Why? Because a big publisher is a big target for attorneys who take cases on a contingency fee basis.
Contingency fees are permitted for many types of damage claims in the US, but not permitted in some other countries. Under a typical contingency fee arrangement, the attorney receives a percentage of the total recovery as the attorney’s fee. If there is no recovery, the client doesn’t owe the attorney any fee.
Rule #1 for contingency attorneys is to never take a case where you can’t clearly see someone with the ability to pay a big judgment or a big settlement. A big publisher, with or without a big insurance company, will have the ability to pay a big judgment. A little author who self-published will only attract very stupid contingency fee attorneys (who exist, but don’t stay in business for very long).
A book published by Randy Penguin? Let’s head for the courthouse. A book published by Jane Doe? Forget it.

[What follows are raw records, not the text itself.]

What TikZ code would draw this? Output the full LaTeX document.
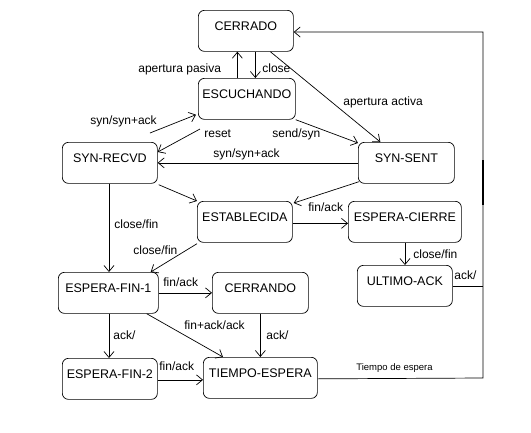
\documentclass[tikz,border=0pt]{standalone}
\usepackage{fontspec}
\setmainfont{Liberation Sans}
\usetikzlibrary{arrows.meta,calc}
\begin{document}
\begin{tikzpicture}[x=1pt,y=-1pt,
  line width=0.7pt,
  state/.style={draw, rounded corners=6pt, anchor=north west, inner xsep=0pt, inner ysep=0pt,
    text height=20pt, text depth=21pt, font=\fontsize{12.5}{14}\selectfont},
  lbl/.style={anchor=base west, inner sep=0pt, font=\fontsize{12}{14}\selectfont},
  small/.style={anchor=base west, inner sep=0pt, font=\fontsize{9.5}{11}\selectfont},
  arr/.style={-{Straight Barb[length=6pt,width=10pt]}}]
\useasboundingbox (0,0) rectangle (531,432);
% states
\node[state, minimum width=95pt] (cer) at (198,10) {CERRADO};
\node[state, minimum width=97pt] (esc) at (198,78) {ESCUCHANDO};
\node[state, minimum width=95pt] (sr) at (62,142) {SYN-RECVD};
\node[state, minimum width=96pt] (ss) at (358,142) {SYN-SENT};
\node[state, minimum width=95pt] (est) at (197,201) {ESTABLECIDA};
\node[state, minimum width=113pt] (ec) at (348,201) {ESPERA-CIERRE};
\node[state, minimum width=95pt] (ua) at (357,265) {ULTIMO-ACK};
\node[state, minimum width=100pt] (ef1) at (58,272) {ESPERA-FIN-1};
\node[state, minimum width=96pt] (cdo) at (212,272) {CERRANDO};
\node[state, minimum width=95pt] (ef2) at (62,358) {ESPERA-FIN-2};
\node[state, minimum width=114pt] (te) at (203,357) {TIEMPO-ESPERA};
% connectors
\draw[arr] ($(esc.north)+(-9.5,0)$) coordinate (p1) -- (p1 |- cer.south);
\draw[arr] ($(cer.south)+(9.5,0)$) coordinate (p2) -- (p2 |- esc.north);
\draw[arr] ($(cer.south)+(24.5,0)$) -- ($(ss.north)+(-26,0)$);
\coordinate (s1) at (150,133);
\draw[arr] (s1) -- ($(esc.south west)+(-2,-5)$);
\coordinate (r1) at (200,129);
\draw[arr] (r1) -- ($(sr.north east)+(0,10)$);
\draw[arr] (esc.south east) -- ($(ss.north west)+(0,1)$);
\draw[arr] (ss.west) -- (sr.east);
\draw[arr] ($(sr.south east)+(1,1)$) -- ($(est.north west)+(0,0)$);
\draw[arr] ($(ss.south west)+(1,-2)$) -- ($(est.north east)+(1,2)$);
\draw[arr] ($(est.east)+(0,1.5)$) coordinate (p3) -- (p3 -| ec.west);
\draw[arr] (ec.south -| 405,0) coordinate (p4) -- (p4 |- ua.north);
\draw[arr] (sr.south -| 109,0) coordinate (p5) -- (p5 |- ef1.north);
\draw[arr] ($(est.south west)+(0,1)$) -- ($(ef1.north east)+(-8,0)$);
\draw[arr] (ef1.east) -- (ef1.east -| cdo.west);
\draw[arr] ($(ef1.south east)+(-12,0)$) -- ($(te.north west)+(20,0)$);
\draw[arr] (ef1.south -| 109,0) coordinate (p6) -- (p6 |- ef2.north);
\draw[arr] (cdo.south) -- (cdo.south |- te.north);
\draw[arr] ($(ef2.east)+(0,1)$) coordinate (p7) -- (p7 -| te.west);
\coordinate (c1) at (483,378);
\coordinate (c2) at (483,32);
\draw[arr] ($(te.east)+(0,1)$) -- (c1) -- (c2) -- (c2 -| cer.east);
\draw (ua.east) -- (ua.east -| c1);
\draw[line width=2pt] (483,160) -- (483,205);
% labels
\node[lbl] (l1) at (138,72) {apertura pasiva};
\node[lbl] (l2) at (262,72) {close};
\node[lbl] (l3) at (343,105) {apertura activa};
\node[lbl] (l4) at (90,124) {syn/syn+ack};
\node[lbl] (l5) at (204,137) {reset};
\node[lbl] (l6) at (272,137) {send/syn};
\node[lbl] (l7) at (213,157) {syn/syn+ack};
\node[lbl] (l8) at (114,228) {close/fin};
\node[lbl] (l9) at (308,211) {fin/ack};
\node[lbl] (l10) at (413,258) {close/fin};
\node[lbl] (l11) at (454,279) {ack/};
\node[lbl] (l12) at (133,254) {close/fin};
\node[lbl] (l13) at (163,286) {fin/ack};
\node[lbl] (l14) at (184,329) {fin+ack/ack};
\node[lbl] (l15) at (113,339) {ack/};
\node[lbl] (l16) at (266,339) {ack/};
\node[lbl] (l17) at (159,370) {fin/ack};
\node[small] (l18) at (356,370) {Tiempo de espera};
\end{tikzpicture}
\end{document}
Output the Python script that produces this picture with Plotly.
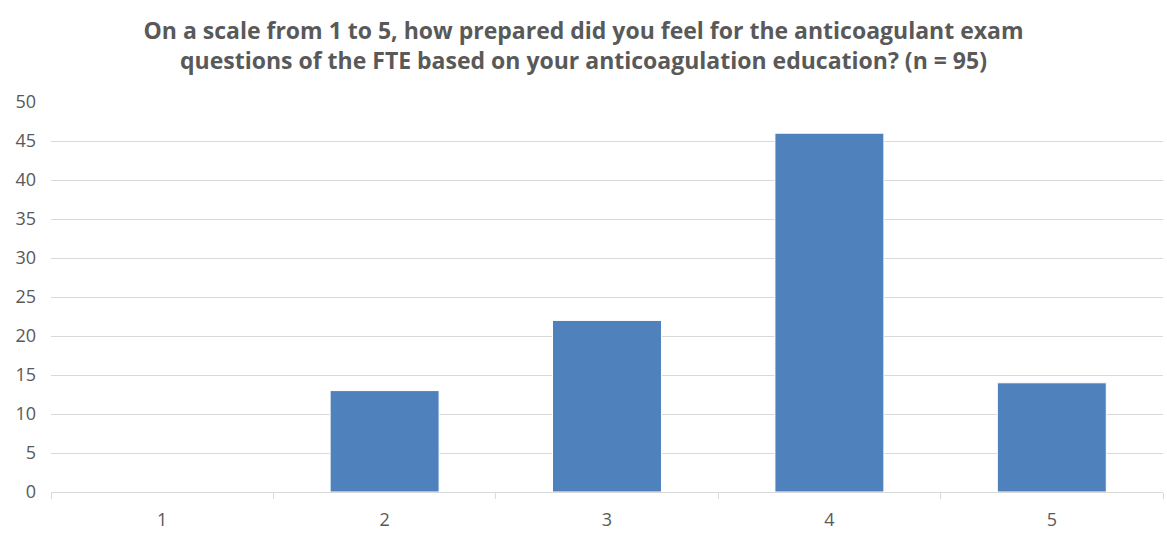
import plotly.graph_objects as go

categories = ["1", "2", "3", "4", "5"]
values = [0, 13, 22, 46, 14]
y_ticks = [0, 5, 10, 15, 20, 25, 30, 35, 40, 45, 50]
title_text = ("On a scale from 1 to 5, how prepared did you feel for the anticoagulant exam<br>"
              "questions of the FTE based on your anticoagulation education? (n = 95)")

fig = go.Figure(go.Bar(
    x=categories, y=values,
    marker=dict(color="#4F81BD", line=dict(color="#FFFFFF", width=1)),
    width=0.49,
))

fig.update_layout(
    width=1167, height=533,
    margin=dict(l=51, r=4, t=102, b=41, autoexpand=False),
    paper_bgcolor="white", plot_bgcolor="white",
    font=dict(family="Open Sans", color="#595959", size=18),
    title=dict(text="<b>" + title_text + "</b>", x=0.5, xanchor="center",
               yref="container", y=0.926, yanchor="middle",
               font=dict(family="Open Sans", size=23, color="#595959")),
    showlegend=False,
)
fig.update_xaxes(
    type="category", showline=True, linecolor="#D9D9D9", linewidth=1,
    ticks="outside", tickson="boundaries", ticklen=6, tickcolor="#D9D9D9",
    showgrid=False, tickfont=dict(size=18, color="#595959"),
    ticklabelstandoff=11, automargin=False,
)
fig.update_yaxes(
    range=[0, 50], tickvals=y_ticks, showgrid=True, gridcolor="#D9D9D9",
    gridwidth=1, zeroline=False, showline=False, ticks="",
    tickfont=dict(size=18, color="#595959"), ticklabelstandoff=14,
    automargin=False,
)

fig.write_html("out.html")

The increased chance of an author being sued is an additional risk associated with traditional publishing that PG hasn’t seen anyone mention.
Here’s a humble proposal that might balance the risks for an author: The author and the publisher share liability in proportion to the amount of money each receives from the sale of a book.
If the author receives royalties of 25% of the amount a publisher receives from the sale of a book, the author is responsible for 25% of uninsured claims and the publisher is responsible for 75%. (Adequate insurance is almost always the best solution for liability claims.)
Since royalties for different types of books vary, a blended percentage based upon sales-weighted money earned from hardcover, softcover, ebooks, etc., could be calculated to divide claims between the author and the publisher.
If the publisher has 80% of the upside, the publisher should pay 80% of the downside.
Yes, the publisher has made a substantial investment in editing, printing, distributing, etc., each book. The author has also made a substantial investment in each book unless the publisher regards the author’s time as absolutely worthless.
But what does PG know? He’ll look forward to comments on this post.